The Shanghai Composite Index gained 2.4 per cent at the midday break after the securities regulator suspended a controversial circuit-breaker system, while Asia's benchmark share index pared its biggest weekly drop since 2011. The yuan rose 0.1 per cent in onshore trading after the central bank ended an eight-day stretch of setting weaker reference rates.
Chinese state-controlled funds also stepped in to buy equities for at least the second time this week, according to people familiar with the matter. Funds purchased financial shares and others with large weightings in benchmark indexes, the people said.
Singapore's Straits Times Index reversed an opening drop of more than 1 per cent to trade 0.79 per cent higher at 2,751.41 as at 1:14 am.
Japan's Topix index gained 0.3 per cent, reversing an earlier loss of as much as 1.2 per cent. Australia's S&P/ASX 200 Index slid 0.4 per cent while South Korea's Kospi index was up 0.6 per cent. The Hang Seng Index rose 1.1 per cent.
Global shares have lost more than US$4 trillion this year as renewed volatility in Chinese markets revived concerns over the ruling Communist Party's ability to manage the world's second- largest economy. The tumult has heightened worries over competitive devaluations and disinflation as emerging-market currencies tumbled with commodities. Investors will shift their attention to America's economy on Friday as the government reports monthly payroll figures, a key variable for US interest rates.
China abandoned its circuit breaker after analysts blamed the new mechanism for exacerbating declines in share prices this week. Mainland exchanges shut early on Thursday and Monday after plunges of 7 per cent in the CSI 300 triggered automatic halts.
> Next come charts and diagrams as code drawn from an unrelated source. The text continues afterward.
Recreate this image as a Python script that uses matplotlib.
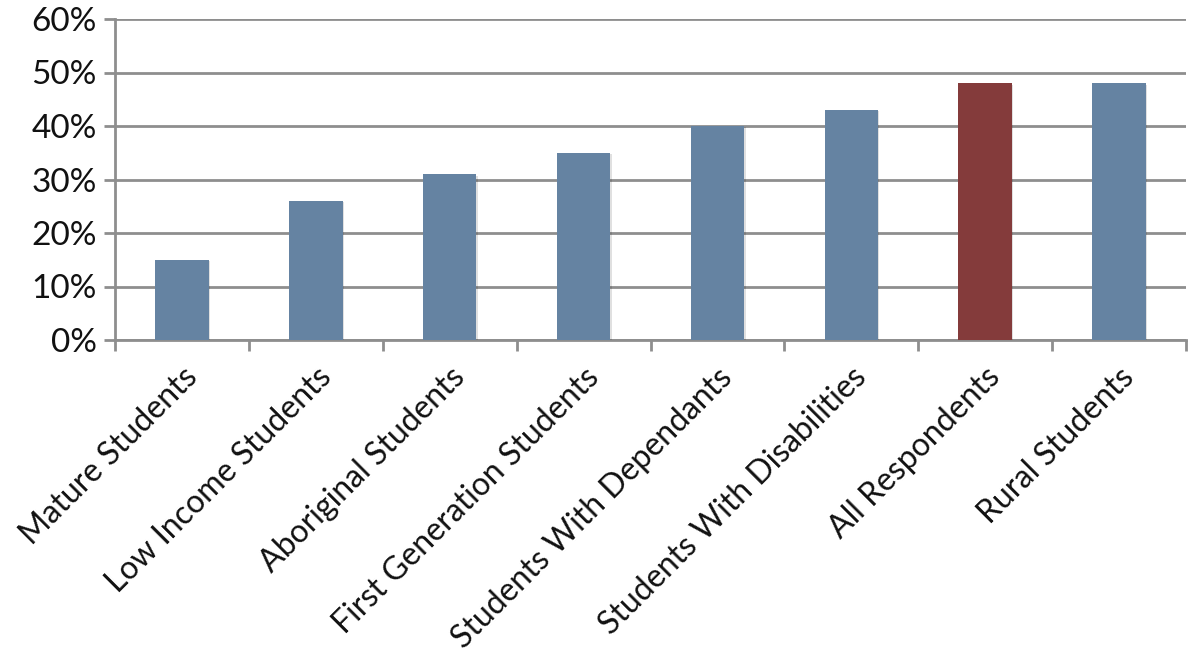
import numpy as np
import matplotlib
matplotlib.use("Agg")
import matplotlib.pyplot as plt
import matplotlib.patheffects as pe
from matplotlib.ticker import FuncFormatter

categories = ["Mature Students", "Low Income Students", "Aboriginal Students",
              "First Generation Students", "Students With Dependants",
              "Students With Disabilities", "All Respondents", "Rural Students"]
values = [15, 26, 31, 35, 40, 43, 48, 48]
highlight = "All Respondents"

blue = "#6583A2"
red = "#843B3B"
grey = "#8E8E8E"

plt.rcParams['font.family'] = ['Lato', 'DejaVu Sans']

fig = plt.figure(figsize=(11.94, 6.61), dpi=100)
ax = fig.add_axes([115 / 1194, 1 - 340 / 661, (1186 - 115) / 1194, (340 - 19) / 661])

x = np.arange(len(categories))
colors = [red if c == highlight else blue for c in categories]
bars = ax.bar(x, values, width=0.4, color=colors, zorder=3)
for b in bars:
    b.set_path_effects([pe.SimplePatchShadow(offset=(1, -1), shadow_rgbFace="#000000", alpha=0.12),
                        pe.Normal()])

ax.set_xlim(-0.5, len(categories) - 0.5)
ax.set_ylim(0, 60)
ax.set_yticks(np.arange(0, 61, 10))
ax.yaxis.set_major_formatter(FuncFormatter(lambda v, p: f"{int(v)}%"))
ax.grid(axis="y", color=grey, linewidth=2, zorder=0)

# boundary ticks (major) and centered labels (minor)
ax.set_xticks(np.arange(-0.5, len(categories), 1.0))
ax.set_xticklabels([])
ax.set_xticks(x, minor=True)
ax.set_xticklabels(categories, minor=True, rotation=45, ha="right",
                   rotation_mode="anchor", fontsize=23, color="#111111")
ax.tick_params(axis="x", which="major", length=8, width=2, color=grey, direction="out")
ax.tick_params(axis="x", which="minor", length=0, pad=16)
ax.tick_params(axis="y", length=8, width=2, color=grey, labelsize=24, labelcolor="#111111", pad=5)

for s in ["top", "right"]:
    ax.spines[s].set_visible(False)
for s in ["left", "bottom"]:
    ax.spines[s].set_color(grey)
    ax.spines[s].set_linewidth(2)

fig.savefig("out.png", dpi=100)
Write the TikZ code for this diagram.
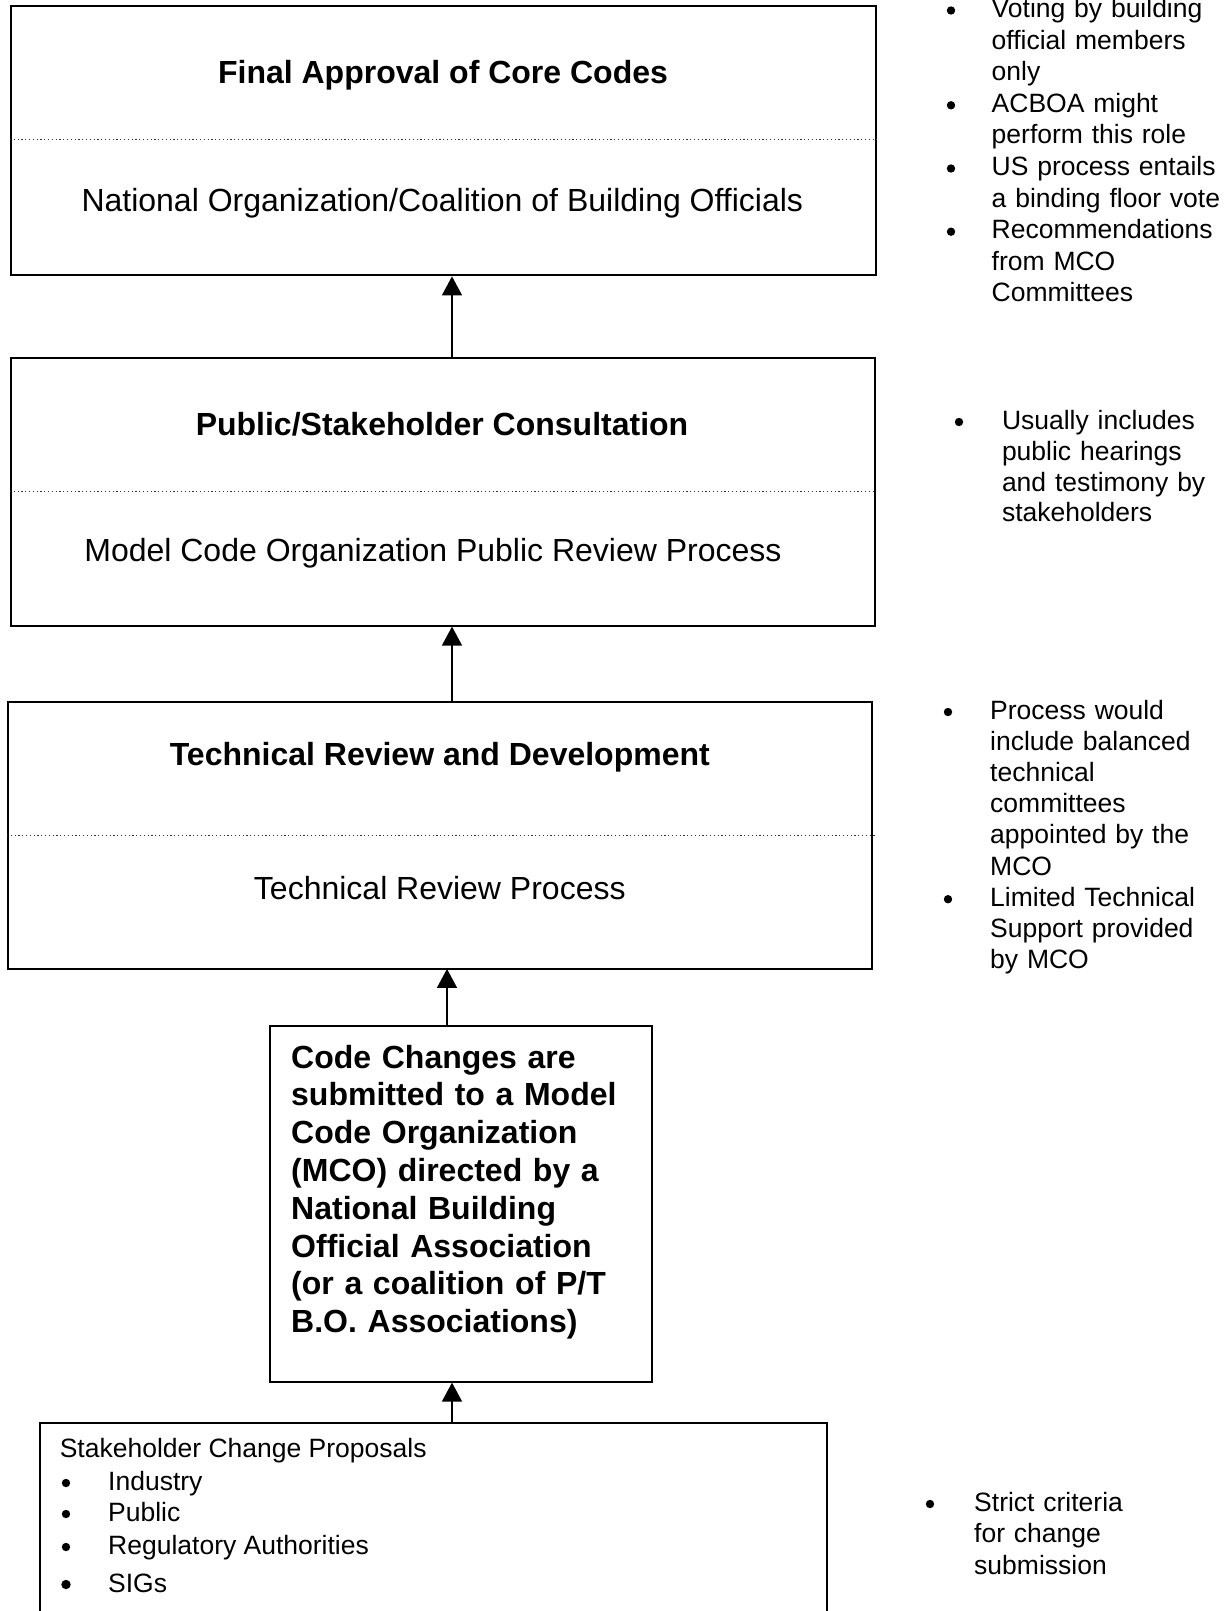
\documentclass[tikz,border=0pt]{standalone}
\usepackage{fontspec}
\setmainfont{Liberation Sans}
\usetikzlibrary{arrows.meta}

\begin{document}
\begin{tikzpicture}[x=1pt,y=-1pt,
  box/.style={draw=black, rectangle, anchor=north west, inner sep=0pt},
  divider/.style={draw=black!80, line width=1pt, dash pattern=on 1.2pt off 2.6pt},
  boxhead/.style={anchor=base, inner sep=0pt, font=\fontsize{32}{37.7}\bfseries\selectfont},
  boxsub/.style={anchor=base, inner sep=0pt, font=\fontsize{32}{37.7}\selectfont},
  note/.style={anchor=base west, inner sep=0pt, text width=320pt, align=left,
               font=\fontsize{26.5}{31.6}\selectfont},
  textline/.style={anchor=base west, inner sep=0pt, font=\fontsize{26.5}{31.6}\selectfont},
  dot/.style={circle, fill=black, draw=none, inner sep=0pt, minimum size=8.4pt},
  uparrow/.style={draw=black, line width=1.6pt, -{Triangle[width=20pt,length=19pt]}}
]
\useasboundingbox (0,0) rectangle (1231,1611);
\clip (0,0) rectangle (1231,1611);

% ---- stage boxes ----
\node[box, line width=2.4pt, minimum width=865pt, minimum height=269pt] (final) at (10,5) {};
\node[box, line width=1.6pt, minimum width=864pt, minimum height=268pt] (public) at (10,357) {};
\node[box, line width=1.9pt, minimum width=864pt, minimum height=267pt] (tech) at (7,701) {};
\node[box, line width=1.6pt, minimum width=382pt, minimum height=356pt] (submit) at (269,1025) {};
\node[box, line width=1.6pt, minimum width=787pt, minimum height=240pt] (proposals) at (39,1422) {};

% ---- dotted dividers ----
\draw[divider] (final.west |- 0,139) -- (final.east |- 0,139);
\draw[divider] (public.west |- 0,491) -- (public.east |- 0,491);
\draw[divider] (tech.west |- 0,835) -- (875,835);

% ---- box texts ----
\node[boxhead] (finalT) at (443,83.5) {Final Approval of Core Codes};
\node[boxsub]  (finalS) at (442.3,211.5) {National Organization/Coalition of Building Officials};
\node[boxhead] (publicT) at (442,435) {Public/Stakeholder Consultation};
\node[boxsub]  (publicS) at (433,561) {Model Code Organization Public Review Process};
\node[boxhead] (techT) at (439.8,765) {Technical Review and Development};
\node[boxsub]  (techS) at (439.8,899) {Technical Review Process};

\node[anchor=base west, inner sep=0pt, text width=350pt, align=left,
      font=\fontsize{32}{37.8}\bfseries\selectfont] (submitT) at (291,1068) {%
  Code Changes are\\
  submitted to a Model\\
  Code Organization\\
  (MCO) directed by a\\
  National Building\\
  Official Association\\
  (or a coalition of P/T\\
  B.O. Associations)};

% ---- stakeholder proposals ----
\node[textline] (propT) at (59.6,1457) {Stakeholder Change Proposals};
\node[dot] (pd1) at (66,1483) {};
\node[textline] (p1) at (108,1490) {Industry};
\node[dot] (pd2) at (66,1514) {};
\node[textline] (p2) at (108,1521) {Public};
\node[dot] (pd3) at (66,1547) {};
\node[textline] (p3) at (108,1554) {Regulatory Authorities};
\node[dot, minimum size=9.4pt] (pd4) at (66,1584.5) {};
\node[textline] (p4) at (108,1592) {SIGs};

% ---- arrows between stages ----
\coordinate (ax1) at (452,0);
\coordinate (ax2) at (447,0);
\draw[uparrow] (public.north -| ax1) -- (final.south -| ax1);
\draw[uparrow] ([yshift=-2pt]tech.north -| ax1) -- (public.south -| ax1);
\draw[uparrow] (submit.north -| ax2) -- ([yshift=1pt]tech.south -| ax2);
\draw[uparrow] (proposals.north -| ax1) -- (submit.south -| ax1);

% ---- side notes: final approval ----
\node[dot] (a1) at (951,10.5) {};
\node[note] (n1) at (991.5,17.5) {Voting by building\\official members\\only};
\node[dot] (a2) at (951,105.3) {};
\node[note] (n2) at (991.5,112.3) {ACBOA might\\perform this role};
\node[dot] (a3) at (951,168.5) {};
\node[note] (n3) at (991.5,175.5) {US process entails\\a binding floor vote};
\node[dot] (a4) at (951,231.7) {};
\node[note] (n4) at (991.5,238.7) {Recommendations\\from MCO\\Committees};

% ---- side notes: consultation ----
\node[dot] (b1) at (959,422) {};
\node[note, font=\fontsize{26.5}{30.8}\selectfont] (m1) at (1001.8,429.5)
  {Usually includes\\public hearings\\and testimony by\\stakeholders};

% ---- side notes: technical review ----
\node[dot] (c1) at (948,712) {};
\node[note, font=\fontsize{26.5}{31.2}\selectfont] (k1) at (990,719)
  {Process would\\include balanced\\technical\\committees\\appointed by the\\MCO};
\node[dot] (c2) at (948,899.2) {};
\node[note, font=\fontsize{26.5}{31.2}\selectfont] (k2) at (990,906.2)
  {Limited Technical\\Support provided\\by MCO};

% ---- side notes: proposals ----
\node[dot] (d1) at (930,1504) {};
\node[note, font=\fontsize{26.5}{31.5}\selectfont] (q1) at (974,1511)
  {Strict criteria\\for change\\submission};
\end{tikzpicture}
\end{document}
The People's Bank of China set the yuan's daily fixing, which restricts onshore moves to a maximum 2 per cent on either side, at 6.5636 per dollar, or 0.02 per cent stronger than Thursday's rate. That's 0.5 per cent higher than Thursday's onshore effective closing price in the spot market and ends an eight-day reduction of 1.42 per cent.
The onshore yuan recovered to 6.5874 at around 0500 GMT, while the offshore yuan was about 1.4 per cent weaker at 6.6835, narrowing a spread that reached around 2 per cent a day earlier.
Since the PBOC devalued the yuan by about 2 per cent last August, the spread has been growing, encouraging an outflow of capital that Beijing has been trying to stem.
"While the market was left with uncertainty on how far the yuan will fall, the Chinese central bank's action (the stronger fix on Friday) was taken as a signal that it does not intend to keep allowing the yuan to fall," said Yoshinori Shigemi, a market strategist at JPMorgan Asset Management.
Sources told Reuters that China's foreign exchange regulator has ordered banks in some trading hubs, including Shenzhen, to limit clients' dollar purchases this month, the latest attempt to stem capital outflows.
Standard Chartered and DBS Group Holdings are among three lenders that China's central bank last week suspended from conducting some foreign exchange business, three sources with direct knowledge told Reuters on Thursday.
Sources for an earlier story on cross-border currency dealing said some banks may have been targetted because of the large scale of their cross-border forex businesses.